=== INFORMATION PROVIDED ===
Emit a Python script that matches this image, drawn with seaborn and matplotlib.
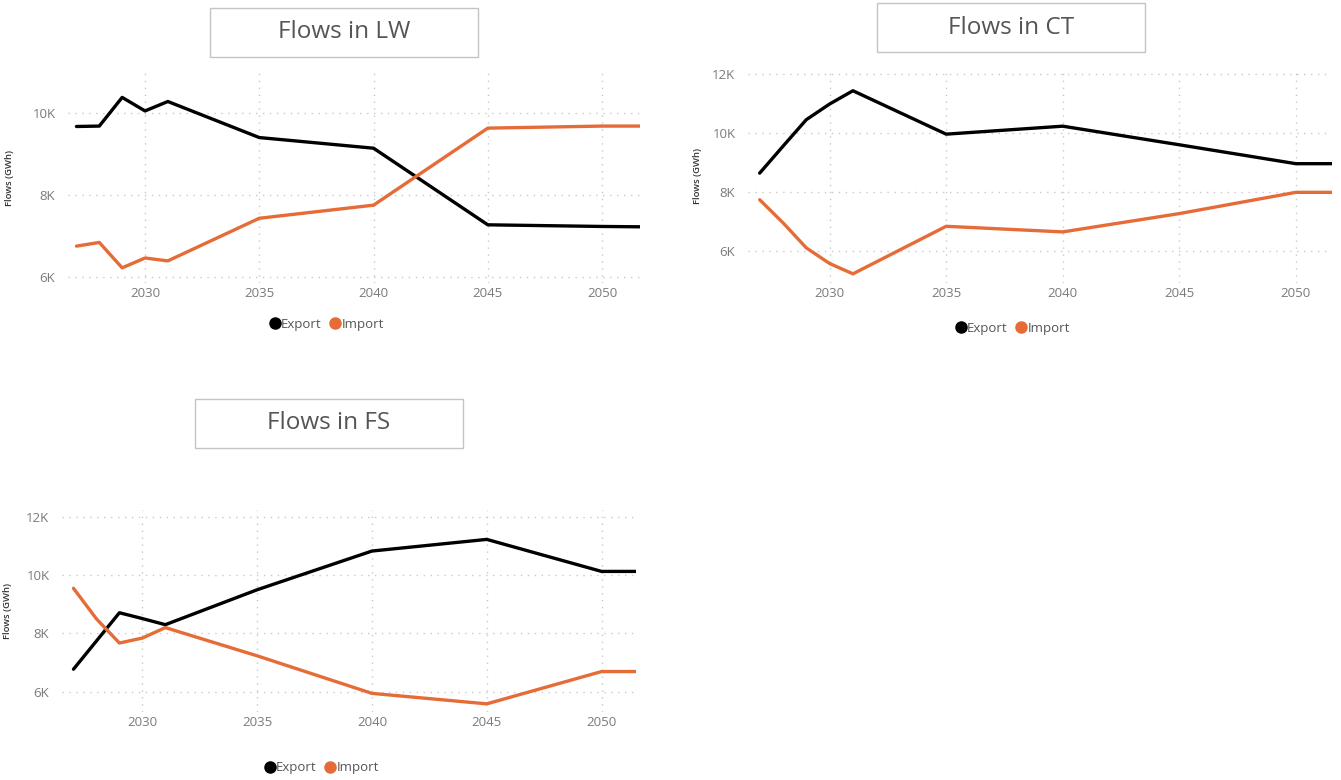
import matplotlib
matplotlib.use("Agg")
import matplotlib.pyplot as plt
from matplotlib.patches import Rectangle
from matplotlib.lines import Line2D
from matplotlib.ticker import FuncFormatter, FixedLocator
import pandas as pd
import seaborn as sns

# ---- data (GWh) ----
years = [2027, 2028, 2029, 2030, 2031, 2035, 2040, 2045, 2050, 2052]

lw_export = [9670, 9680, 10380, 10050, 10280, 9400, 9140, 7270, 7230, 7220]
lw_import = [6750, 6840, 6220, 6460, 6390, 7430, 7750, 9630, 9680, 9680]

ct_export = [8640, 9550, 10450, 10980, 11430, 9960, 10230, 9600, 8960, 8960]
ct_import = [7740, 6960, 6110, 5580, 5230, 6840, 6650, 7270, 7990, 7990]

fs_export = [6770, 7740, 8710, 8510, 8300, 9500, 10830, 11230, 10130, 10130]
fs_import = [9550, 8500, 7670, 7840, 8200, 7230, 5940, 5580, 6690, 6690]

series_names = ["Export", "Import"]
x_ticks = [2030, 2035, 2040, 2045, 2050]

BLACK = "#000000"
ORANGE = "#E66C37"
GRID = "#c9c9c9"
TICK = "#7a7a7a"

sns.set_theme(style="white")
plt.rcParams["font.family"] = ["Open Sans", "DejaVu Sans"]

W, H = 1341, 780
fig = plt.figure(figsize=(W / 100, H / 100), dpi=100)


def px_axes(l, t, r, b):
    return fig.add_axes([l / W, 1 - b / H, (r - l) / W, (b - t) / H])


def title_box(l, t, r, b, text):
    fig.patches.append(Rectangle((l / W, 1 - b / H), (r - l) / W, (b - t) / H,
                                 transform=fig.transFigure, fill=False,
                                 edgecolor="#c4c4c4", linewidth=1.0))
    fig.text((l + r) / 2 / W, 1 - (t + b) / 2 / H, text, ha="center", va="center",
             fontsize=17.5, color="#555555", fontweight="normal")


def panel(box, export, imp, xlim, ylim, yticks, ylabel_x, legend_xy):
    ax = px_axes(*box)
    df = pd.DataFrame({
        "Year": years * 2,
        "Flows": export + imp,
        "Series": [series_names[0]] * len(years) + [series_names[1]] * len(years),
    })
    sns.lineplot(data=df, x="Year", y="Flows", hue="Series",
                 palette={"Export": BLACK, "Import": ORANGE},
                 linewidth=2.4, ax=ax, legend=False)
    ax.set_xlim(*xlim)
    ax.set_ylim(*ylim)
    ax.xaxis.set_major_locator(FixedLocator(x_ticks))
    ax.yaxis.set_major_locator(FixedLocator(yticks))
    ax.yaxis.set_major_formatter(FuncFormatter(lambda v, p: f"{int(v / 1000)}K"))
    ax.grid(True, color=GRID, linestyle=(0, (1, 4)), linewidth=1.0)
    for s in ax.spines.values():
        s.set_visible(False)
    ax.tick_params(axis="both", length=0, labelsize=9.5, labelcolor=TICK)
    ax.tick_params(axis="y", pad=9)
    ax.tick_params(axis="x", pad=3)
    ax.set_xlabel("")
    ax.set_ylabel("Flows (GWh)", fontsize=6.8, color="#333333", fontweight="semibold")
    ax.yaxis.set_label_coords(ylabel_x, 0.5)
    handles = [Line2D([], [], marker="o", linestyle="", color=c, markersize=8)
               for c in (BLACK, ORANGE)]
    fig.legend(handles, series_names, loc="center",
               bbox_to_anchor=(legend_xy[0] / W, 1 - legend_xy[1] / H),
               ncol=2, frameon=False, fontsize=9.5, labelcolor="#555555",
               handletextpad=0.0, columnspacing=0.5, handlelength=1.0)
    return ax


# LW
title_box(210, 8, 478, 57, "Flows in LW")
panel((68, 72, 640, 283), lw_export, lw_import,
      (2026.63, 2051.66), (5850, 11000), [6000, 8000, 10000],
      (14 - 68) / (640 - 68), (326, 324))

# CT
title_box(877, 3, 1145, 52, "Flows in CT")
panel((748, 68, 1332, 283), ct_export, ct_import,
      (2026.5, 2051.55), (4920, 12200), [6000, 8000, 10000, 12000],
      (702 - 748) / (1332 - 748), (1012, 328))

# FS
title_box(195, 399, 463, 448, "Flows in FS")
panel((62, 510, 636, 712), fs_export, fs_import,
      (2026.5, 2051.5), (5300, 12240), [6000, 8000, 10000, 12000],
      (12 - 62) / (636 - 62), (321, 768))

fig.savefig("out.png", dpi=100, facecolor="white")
===
● **OBJECTIVE**
Leave the pictures out and reproduce exactly the lines from the top of the listing above through the line with "2045, 2050, 2052]".

● **COMPLETE RESPONSE**
Emit a Python script that matches this image, drawn with seaborn and matplotlib.
import matplotlib
matplotlib.use("Agg")
import matplotlib.pyplot as plt
from matplotlib.patches import Rectangle
from matplotlib.lines import Line2D
from matplotlib.ticker import FuncFormatter, FixedLocator
import pandas as pd
import seaborn as sns

# ---- data (GWh) ----
years = [2027, 2028, 2029, 2030, 2031, 2035, 2040, 2045, 2050, 2052]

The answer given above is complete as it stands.